Other master’s degrees chiefly designed for career-oriented students are master’s in social work (MSW.), master’s in business administration (MBA), or master’s of education. Such degrees may prepare students to administer social service programs, manage companies, and run educational institutions.

Those who have an interest in teaching at the university level or obtaining a PhD may not be the best candidates for a professional master’s degree program. Rather, those who seek advanced training to assume a position at a higher level within a company, nonprofit, or government agency are best served by career-oriented master’s degrees.

The curriculum of a professional master’s degree program differs from that of an academic graduate program. Your coursework will be more structured and streamlined–you and your classmates will likely take many of the same courses, especially during the first year of study. You may often work in groups, an exercise designed to get students accustomed to collaborating with colleagues, as one does in a real professional environment.

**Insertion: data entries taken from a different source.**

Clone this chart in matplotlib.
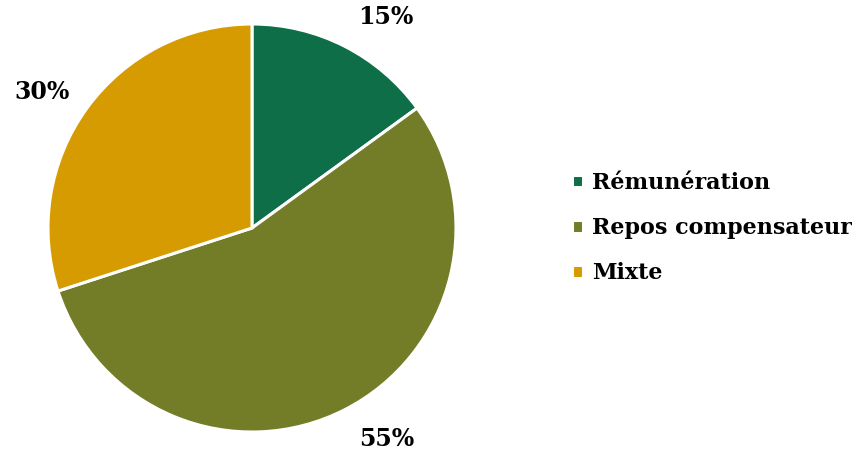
#!/usr/bin/env python3

import numpy as np
import matplotlib
matplotlib.use('Agg')
import matplotlib.pyplot as plt

labels = ['Rémunération', 'Repos compensateur', 'Mixte']
shares = [15, 55, 30]
colors = ['#0D6E48', '#737C27', '#D69B00']

plt.rcParams['font.family'] = ['DejaVu Serif']
plt.rcParams['font.weight'] = 'bold'


def main():
    fig = plt.figure(figsize=(8.52, 4.5), dpi=100)
    ax = fig.add_axes([48 / 852, 18 / 450, 408 / 852, 408 / 450])

    wedges, texts, autotexts = ax.pie(
        shares, colors=colors, startangle=90, counterclock=False,
        autopct='%d%%', pctdistance=1.22,
        wedgeprops=dict(edgecolor='white', linewidth=2.2))

    # push the outside labels a bit toward the horizontal, like excel does
    nudge = [5.5, 5.5, 3.0]
    for w, t, d in zip(wedges, autotexts, nudge):
        mid = np.deg2rad((w.theta1 + w.theta2) / 2)
        shift = np.deg2rad(d) * np.sign(np.sin(mid)) * np.sign(np.cos(mid))
        ang = mid - shift
        t.set_position((1.225 * np.cos(ang), 1.225 * np.sin(ang)))
        t.set_fontsize(17)
        t.set_fontweight('bold')
        t.set_color('black')
    ax.set_xlim(-1, 1)
    ax.set_ylim(-1, 1)

    fig.legend(wedges, labels, loc='center left',
               bbox_to_anchor=(572 / 852, 0.493), bbox_transform=fig.transFigure,
               frameon=False, fontsize=16, handlelength=0.5, handleheight=0.5,
               handletextpad=0.4, labelspacing=1.05, borderpad=0, borderaxespad=0)

    fig.savefig('out.png', dpi=100)


if __name__ == '__main__':
    main()
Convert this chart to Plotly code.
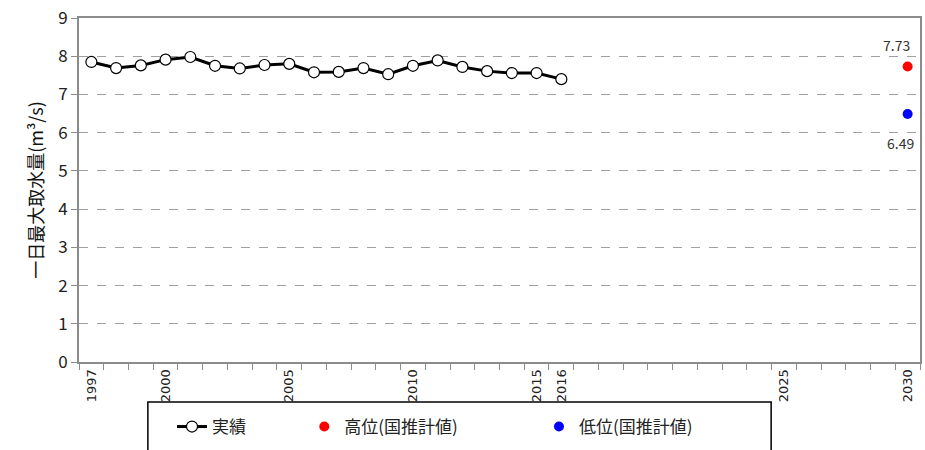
import plotly.graph_objects as go

years = list(range(1997, 2017))
actual = [7.85, 7.69, 7.76, 7.91, 7.98, 7.75, 7.68, 7.77, 7.80, 7.58,
          7.59, 7.69, 7.53, 7.75, 7.89, 7.72, 7.61, 7.56, 7.56, 7.40]
proj_year = [2030]
high_val = [7.73]
low_val = [6.49]
tick_years = [1997, 2000, 2005, 2010, 2015, 2016, 2025, 2030]

NB = "\u00a0"
FONT = "Noto Sans CJK JP, Noto Sans, sans-serif"

fig = go.Figure()
fig.add_trace(go.Scatter(
    x=years, y=actual, mode="lines+markers", name="実績" + NB * 14,
    line=dict(color="black", width=3),
    marker=dict(symbol="circle", size=11, color="white", line=dict(color="black", width=1.2)),
))
fig.add_trace(go.Scatter(
    x=proj_year, y=high_val, mode="markers", name="高位(国推計値)" + NB * 20,
    marker=dict(color="#ff0000", size=10),
))
fig.add_trace(go.Scatter(
    x=proj_year, y=low_val, mode="markers", name="低位(国推計値)",
    marker=dict(color="#0000ff", size=10),
))

# data labels anchored to the data points
for xv, yv in zip(proj_year, high_val):
    fig.add_annotation(x=xv, y=yv, text=f"{yv:.2f}", showarrow=False,
                       xanchor="right", yanchor="middle", xshift=4, yshift=22,
                       font=dict(size=14, color="#333333"))
for xv, yv in zip(proj_year, low_val):
    fig.add_annotation(x=xv, y=yv, text=f"{yv:.2f}", showarrow=False,
                       xanchor="right", yanchor="middle", xshift=8, yshift=-29,
                       font=dict(size=14, color="#333333"))

fig.add_shape(type="rect", xref="paper", yref="paper",
              x0=0.0819, x1=0.823, y0=-0.116, y1=-0.30,
              line=dict(color="black", width=1.5), fillcolor="rgba(0,0,0,0)")

fig.update_layout(
    width=925, height=450,
    margin=dict(l=79, r=3, t=18, b=88),
    paper_bgcolor="white", plot_bgcolor="white",
    font=dict(family=FONT, color="#222222"),
    showlegend=True,
    legend=dict(orientation="h", xref="container", yref="container",
                x=172 / 925, y=1 - 427 / 450, xanchor="left", yanchor="middle",
                font=dict(size=17, color="#222222"), bgcolor="rgba(0,0,0,0)",
                borderwidth=0, itemwidth=30),
    xaxis=dict(
        range=[1996.5, 2030.5], tickvals=tick_years, ticktext=[str(t) for t in tick_years],
        tickangle=-90, ticks="", showgrid=False, zeroline=False,
        tickfont=dict(size=13, color="#222222", family="DejaVu Sans"),
        showline=True, linecolor="#8c8c8c", linewidth=2, mirror=True,
        minor=dict(tick0=1996.5, dtick=1, ticks="outside", ticklen=6,
                   tickcolor="#8c8c8c", tickwidth=1, showgrid=False),
    ),
    yaxis=dict(
        range=[0, 9], dtick=1, ticks="outside", ticklen=6, tickcolor="#8c8c8c",
        showgrid=True, gridcolor="#a0a0a0", griddash="dash", gridwidth=1,
        zeroline=False, showline=True, linecolor="#8c8c8c", linewidth=2, mirror=True,
        tickfont=dict(size=17, color="#222222"),
        title=dict(text="一日最大取水量(m³/s)", font=dict(size=18, color="#111111"), standoff=10),
    ),
)

fig.write_html("out.html", config={"displayModeBar": False},
               post_script="document.body.style.margin='0';")
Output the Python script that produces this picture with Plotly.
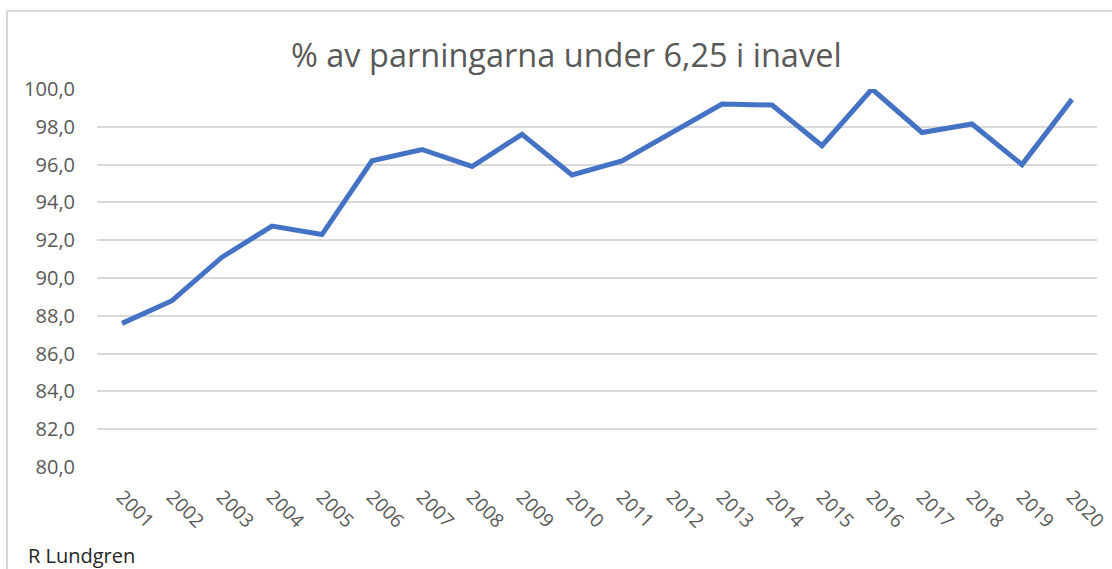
import plotly.graph_objects as go

years = [str(y) for y in range(2001, 2021)]
values = [87.6, 88.8, 91.1, 92.75, 92.3, 96.2, 96.8, 95.9, 97.6, 95.45,
          96.2, 97.7, 99.2, 99.15, 97.0, 100.0, 97.7, 98.15, 96.0, 99.45]
y_ticks = [80, 82, 84, 86, 88, 90, 92, 94, 96, 98, 100]
title_text = "% av parningarna under 6,25 i inavel"
credit_text = "R Lundgren"

W, H = 1112, 569
L, R, T, B = 97, 15, 89, 102
pw, ph = W - L - R, H - T - B


def px_x(x):
    return (x - L) / pw


def px_y(y):
    return (H - B - y) / ph


fig = go.Figure()
fig.add_trace(go.Scatter(
    x=years, y=values, mode="lines",
    line=dict(color="#4472C4", width=5, shape="linear"),
    cliponaxis=False, hoverinfo="x+y",
))

font_family = "Open Sans, Noto Sans, Liberation Sans, sans-serif"
grey = "#595959"

fig.update_layout(
    width=W, height=H,
    margin=dict(l=L, r=R, t=T, b=B, pad=0, autoexpand=False),
    paper_bgcolor="white", plot_bgcolor="white",
    showlegend=False,
    separators=", ",
    font=dict(family=font_family, color=grey, size=19),
    xaxis=dict(
        type="category", range=[-0.5, 19.5], automargin=False,
        showgrid=False, showline=False, zeroline=False,
        tickangle=45, ticks="", ticklabelstandoff=14,
        tickfont=dict(size=19, color=grey),
    ),
    yaxis=dict(
        range=[80, 100], tickvals=y_ticks, tickformat=".1f", automargin=False,
        showgrid=True, gridcolor="#d9d9d9", gridwidth=1.5,
        showline=False, zeroline=False, ticks="",
        ticklabelstandoff=21,
        tickfont=dict(size=20, color=grey),
    ),
    shapes=[dict(
        type="rect", xref="paper", yref="paper",
        x0=px_x(7), x1=px_x(1125), y0=px_y(590), y1=px_y(11),
        line=dict(color="#d9d9d9", width=2), fillcolor="rgba(0,0,0,0)",
        layer="below",
    )],
    annotations=[
        dict(text=title_text, xref="paper", yref="paper",
             x=px_x(566), y=px_y(55), xanchor="center", yanchor="middle",
             showarrow=False,
             font=dict(family=font_family, size=32.5, color=grey)),
        dict(text=credit_text, xref="paper", yref="paper",
             x=px_x(26), y=px_y(555), xanchor="left", yanchor="middle",
             showarrow=False,
             font=dict(family=font_family, size=20, color="#262626")),
    ],
)

fig.write_html(
    "out.html",
    config={"displayModeBar": False},
    post_script="document.body.style.margin='0';document.body.style.overflow='hidden';",
)
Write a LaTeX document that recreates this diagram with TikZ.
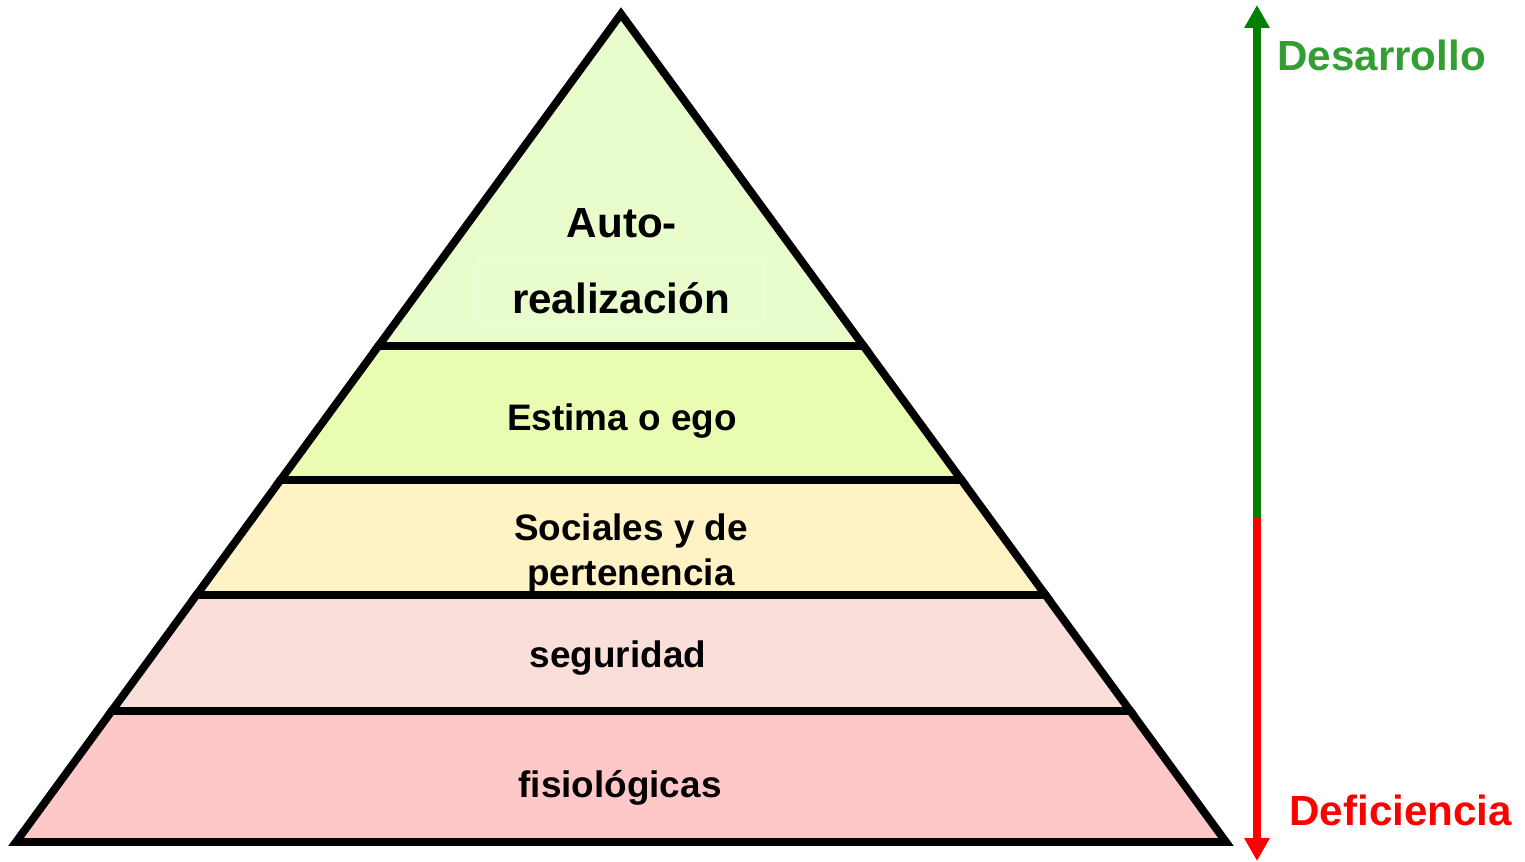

Professional graduate degree programs typically take one to two years of full-time study to complete. You will probably not be required to complete a thesis, an in-depth research paper on a specific topic. Work will largely be based on projects, participation in class discussions, and short papers.

Master’s Degree Titles:

U.S. degree titles are not governed by national laws, so an institution may exercise wide discretion in the nomenclature it uses for degrees. Accrediting associations may exert some influence on degree titles, as do the labor market and the professional academic community, but there are still a wide variety of master’s degree titles in use.

The best way to determine whether a master’s degree represents research work or professional studies is either to be familiar with the program of the awarding institution or to examine a student’s academic record to determine what type of degree requirements were met. Therefore we highly recommend contacting all schools listed in the search results of our school directory.

Some of the more common master’s degree titles are:

Master of Architecture (M.Arch) (usually a 2-3 year professional degree);

Master of Arts (M.A.) (usually, but not always, awarded for research studies in a wide variety of subjects);

Master of Arts in Teaching (M.A.T.) (generally a one-year professional degree);

Master of Business Administration (M.B.A.) (nearly always a 2 year professional degree in management);

Master of Education (M.Ed.) (awarded for both professional and research studies in education subjects);

Master of Fine Arts (M.F.A.) (a 2-3 year professional degree in studio, applied, or performing arts that is often considered a terminal degree);

Master of Library Science (M.L.S.) (a 2 year professional degree);

Master of Music (M.M.) (a 2-3 year degree in music that is usually professional (performance) but may sometimes be a research award);

Master of Public Health (M.P.H.) (usually a 2-year professional degree);

Master of Science (M.S.) (awarded for both research and professional studies in a wide variety of subjects);

Master of Science in Nursing (M.S.N.) (usually a professional degree but also awarded for research);

Master of Social Work (M.S.W.) (usually a 2-year professional degree); and

Master of Theology (Th.M.) (generally a research degree but may also be professional).